Data for processing ▸

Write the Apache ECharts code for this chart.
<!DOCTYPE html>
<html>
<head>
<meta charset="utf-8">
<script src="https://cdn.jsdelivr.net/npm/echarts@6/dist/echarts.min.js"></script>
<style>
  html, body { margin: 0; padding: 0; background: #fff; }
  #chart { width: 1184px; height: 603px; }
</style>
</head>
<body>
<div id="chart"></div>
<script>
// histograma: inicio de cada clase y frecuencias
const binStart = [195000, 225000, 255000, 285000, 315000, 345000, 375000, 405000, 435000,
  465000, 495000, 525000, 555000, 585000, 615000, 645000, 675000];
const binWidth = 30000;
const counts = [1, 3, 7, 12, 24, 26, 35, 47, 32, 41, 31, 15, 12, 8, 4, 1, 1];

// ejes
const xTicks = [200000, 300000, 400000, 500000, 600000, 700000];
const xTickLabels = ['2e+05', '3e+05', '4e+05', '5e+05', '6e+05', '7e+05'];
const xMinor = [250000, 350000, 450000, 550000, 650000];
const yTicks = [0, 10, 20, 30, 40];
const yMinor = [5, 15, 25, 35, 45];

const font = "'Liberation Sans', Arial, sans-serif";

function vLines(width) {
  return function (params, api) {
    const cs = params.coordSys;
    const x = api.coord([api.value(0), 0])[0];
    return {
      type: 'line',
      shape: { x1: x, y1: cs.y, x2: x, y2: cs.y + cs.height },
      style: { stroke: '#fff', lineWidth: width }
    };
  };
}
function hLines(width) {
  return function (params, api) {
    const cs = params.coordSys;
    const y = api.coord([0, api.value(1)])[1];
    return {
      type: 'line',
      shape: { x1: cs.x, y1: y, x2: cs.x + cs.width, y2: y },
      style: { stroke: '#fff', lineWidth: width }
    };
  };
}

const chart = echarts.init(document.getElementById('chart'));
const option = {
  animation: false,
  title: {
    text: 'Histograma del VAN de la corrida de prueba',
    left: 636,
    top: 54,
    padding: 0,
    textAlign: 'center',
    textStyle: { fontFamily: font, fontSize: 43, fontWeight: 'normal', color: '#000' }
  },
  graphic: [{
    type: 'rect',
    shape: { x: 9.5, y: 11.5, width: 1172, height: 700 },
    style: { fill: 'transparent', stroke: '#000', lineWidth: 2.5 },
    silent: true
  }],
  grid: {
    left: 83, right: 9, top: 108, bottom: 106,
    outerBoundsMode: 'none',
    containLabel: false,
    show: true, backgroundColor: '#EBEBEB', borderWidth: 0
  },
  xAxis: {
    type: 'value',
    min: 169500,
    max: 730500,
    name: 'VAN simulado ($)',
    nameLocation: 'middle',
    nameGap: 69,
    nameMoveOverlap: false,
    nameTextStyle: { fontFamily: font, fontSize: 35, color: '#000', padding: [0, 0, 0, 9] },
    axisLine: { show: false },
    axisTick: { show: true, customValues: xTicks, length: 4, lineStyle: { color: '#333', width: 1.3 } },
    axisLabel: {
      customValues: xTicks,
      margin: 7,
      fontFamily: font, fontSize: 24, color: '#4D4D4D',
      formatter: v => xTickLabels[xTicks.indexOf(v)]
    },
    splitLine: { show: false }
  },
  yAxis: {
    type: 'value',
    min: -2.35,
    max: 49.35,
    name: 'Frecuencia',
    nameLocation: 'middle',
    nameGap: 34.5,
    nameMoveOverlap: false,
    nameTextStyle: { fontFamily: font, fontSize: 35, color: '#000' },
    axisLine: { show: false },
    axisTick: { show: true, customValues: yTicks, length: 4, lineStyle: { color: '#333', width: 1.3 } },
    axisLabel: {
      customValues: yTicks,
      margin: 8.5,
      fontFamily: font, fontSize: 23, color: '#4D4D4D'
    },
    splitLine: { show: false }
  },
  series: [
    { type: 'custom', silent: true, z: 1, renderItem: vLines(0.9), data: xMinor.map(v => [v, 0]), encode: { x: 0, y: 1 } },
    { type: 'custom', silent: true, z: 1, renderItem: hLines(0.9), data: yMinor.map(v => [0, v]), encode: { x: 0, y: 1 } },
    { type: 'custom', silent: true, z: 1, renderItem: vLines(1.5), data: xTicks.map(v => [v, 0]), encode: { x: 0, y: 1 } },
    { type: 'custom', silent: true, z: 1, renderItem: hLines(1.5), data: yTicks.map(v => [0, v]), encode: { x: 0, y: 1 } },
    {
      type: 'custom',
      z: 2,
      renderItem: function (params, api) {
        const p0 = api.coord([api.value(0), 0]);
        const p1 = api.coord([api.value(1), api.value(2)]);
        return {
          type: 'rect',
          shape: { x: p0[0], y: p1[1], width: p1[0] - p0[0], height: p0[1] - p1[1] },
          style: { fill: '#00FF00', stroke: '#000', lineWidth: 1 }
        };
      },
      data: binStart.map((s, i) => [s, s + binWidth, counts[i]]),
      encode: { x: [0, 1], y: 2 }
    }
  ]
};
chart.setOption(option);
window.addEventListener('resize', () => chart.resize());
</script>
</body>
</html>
...
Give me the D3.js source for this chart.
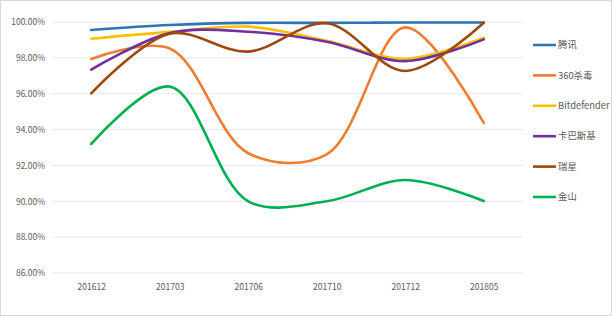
...
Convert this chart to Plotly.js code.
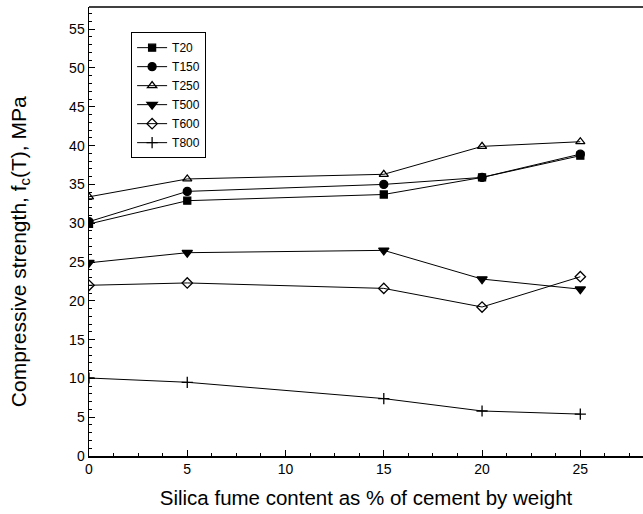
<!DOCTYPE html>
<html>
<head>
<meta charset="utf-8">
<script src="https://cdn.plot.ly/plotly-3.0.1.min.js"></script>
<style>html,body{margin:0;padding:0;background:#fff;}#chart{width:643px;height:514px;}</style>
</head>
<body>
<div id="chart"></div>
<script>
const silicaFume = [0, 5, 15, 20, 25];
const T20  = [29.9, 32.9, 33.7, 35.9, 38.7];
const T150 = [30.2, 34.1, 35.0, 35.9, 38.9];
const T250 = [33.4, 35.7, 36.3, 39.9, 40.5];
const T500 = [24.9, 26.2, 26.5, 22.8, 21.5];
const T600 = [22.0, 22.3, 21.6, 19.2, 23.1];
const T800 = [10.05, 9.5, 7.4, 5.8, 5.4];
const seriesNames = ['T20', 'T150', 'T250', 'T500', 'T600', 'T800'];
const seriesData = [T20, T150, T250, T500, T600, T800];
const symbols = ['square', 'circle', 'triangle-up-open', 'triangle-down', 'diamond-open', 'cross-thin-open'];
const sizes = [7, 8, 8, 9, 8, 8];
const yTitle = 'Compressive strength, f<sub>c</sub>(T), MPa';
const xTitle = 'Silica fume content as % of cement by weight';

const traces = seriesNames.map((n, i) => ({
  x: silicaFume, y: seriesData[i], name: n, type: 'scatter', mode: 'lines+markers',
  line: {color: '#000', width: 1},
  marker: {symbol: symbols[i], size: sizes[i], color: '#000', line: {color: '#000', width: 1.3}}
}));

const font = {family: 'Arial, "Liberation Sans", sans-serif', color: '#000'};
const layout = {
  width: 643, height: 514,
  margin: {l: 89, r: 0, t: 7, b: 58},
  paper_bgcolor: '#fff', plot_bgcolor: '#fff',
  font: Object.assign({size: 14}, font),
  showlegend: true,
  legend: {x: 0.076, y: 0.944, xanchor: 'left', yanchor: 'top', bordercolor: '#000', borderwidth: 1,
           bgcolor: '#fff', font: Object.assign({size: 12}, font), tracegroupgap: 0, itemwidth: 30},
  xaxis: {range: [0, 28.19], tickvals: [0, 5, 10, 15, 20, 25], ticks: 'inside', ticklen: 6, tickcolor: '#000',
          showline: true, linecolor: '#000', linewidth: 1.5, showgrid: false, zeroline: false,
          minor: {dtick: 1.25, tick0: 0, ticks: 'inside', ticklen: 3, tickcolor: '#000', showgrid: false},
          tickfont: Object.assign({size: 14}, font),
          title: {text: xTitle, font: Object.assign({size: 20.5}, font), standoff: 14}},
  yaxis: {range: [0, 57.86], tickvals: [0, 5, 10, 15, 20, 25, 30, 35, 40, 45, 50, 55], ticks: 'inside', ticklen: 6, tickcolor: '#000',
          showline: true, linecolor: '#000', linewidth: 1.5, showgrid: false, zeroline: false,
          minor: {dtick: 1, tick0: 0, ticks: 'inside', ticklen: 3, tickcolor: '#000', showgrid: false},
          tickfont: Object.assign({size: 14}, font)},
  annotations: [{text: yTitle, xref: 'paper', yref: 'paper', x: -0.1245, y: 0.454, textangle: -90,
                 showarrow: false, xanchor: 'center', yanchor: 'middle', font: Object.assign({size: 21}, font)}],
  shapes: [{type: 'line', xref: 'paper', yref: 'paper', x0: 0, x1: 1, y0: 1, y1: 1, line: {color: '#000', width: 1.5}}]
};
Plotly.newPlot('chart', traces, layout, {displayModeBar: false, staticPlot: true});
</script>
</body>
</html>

To do ▸ Locate the word "this" in the records above, and return each line that has it.

Answer for the task ▸
Write the Apache ECharts code for this chart.
Give me the D3.js source for this chart.
Convert this chart to Plotly.js code.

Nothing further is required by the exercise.